On January 15, 1975, my leader, Captain 2nd Rank Kotov, and I were sent to India by the 10th Main Directorate of the General Staff of the USSR Armed Forces for talks at the General Staff of the Indian Navy in Delhi and at the base the Indian Navy in the city of Visakhapatnam, Andhra Pradesh. The flight, hotel accommodation and rest until the next morning – everything was top notch. At the USSR embassy in New Delhi, I met Soviet military attaché, General D. F. Polyakov, and gave him a package from his son, my fellow-student Petya Polyakov. General Polyakov was a strong man, above average height, calm and restraint. The seemingly good-natured Major General invited me to his place so that over a cup of tea he could ask me about my studies, about his son and about the events in Moscow. At his villa, I met Petya's mother, who served tea, treated me to sweets and filled my pocket with chewing gum for the road. I was grateful to Petya's parents, and General Polyakov said that on my way back to Moscow he was expecting me to see him again. Then I remembered that I had to pick up a package from general Polyakov and take it to his son. On the eve of my departure to Moscow, General Polyakov took me to the Connaught Place shopping center to the bookstore there and asked what I liked to read. At that time I was fascinated by India and was trying to learn Hindi, and Polyakov bought and gave me a self-study book on Hindi, saying "learn it, we need such kind of specialists." Moreover, that was not all. Polyakov asked if I had a fiancée. I answered affirmatively, and he bought her a bleu alexandrite silver ring as a gift from himself.

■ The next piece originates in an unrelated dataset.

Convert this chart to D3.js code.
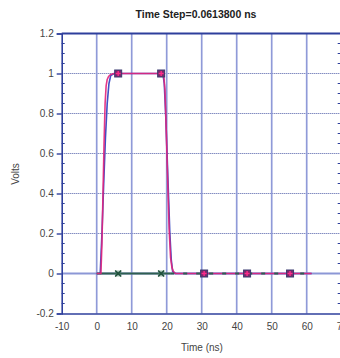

Polyakov drove me to my hotel, gave me a package for my son, and we warmly said goodbye to each other. I brought the package to Moscow and gave it to Petya Polyakov.

* * *

In March 1975, I was sent on mission to the 165th training center in the village of Perevalnoye on the 21st kilometer of the highway from Simferopol to Alushta. The training center was controlled by the 10th Main Directorate of the General Staff of the USSR Armed Forces ("desyatka", military unit No. 44708). It is called now the Main Directorate of International Military Cooperation of the Ministry of Defense of the Russian Federation. There they trained militants of the so-called national liberation movements. The commander of the training center, Colonel V. I. Kalashnik , had very rude manners and methods of managing the center. After he took over as commander of the training center, many officers resigned.

* * *

Thank God, I did not have contact the commander of the training center. I had other problems. I arrived in Perevalnoye as a punishment, but no one knew for what punishment. My Institute commander, Sergei Semyenovich Boyko, sending me on mission to Perevalnoye (and this was exile according to the concepts of my fellow-students), asked me what had happened to me in India. I had no answer to this question for the next 15 years. Only in 1990 did I receive the key to further understanding the reason for my exile and the subsequent events.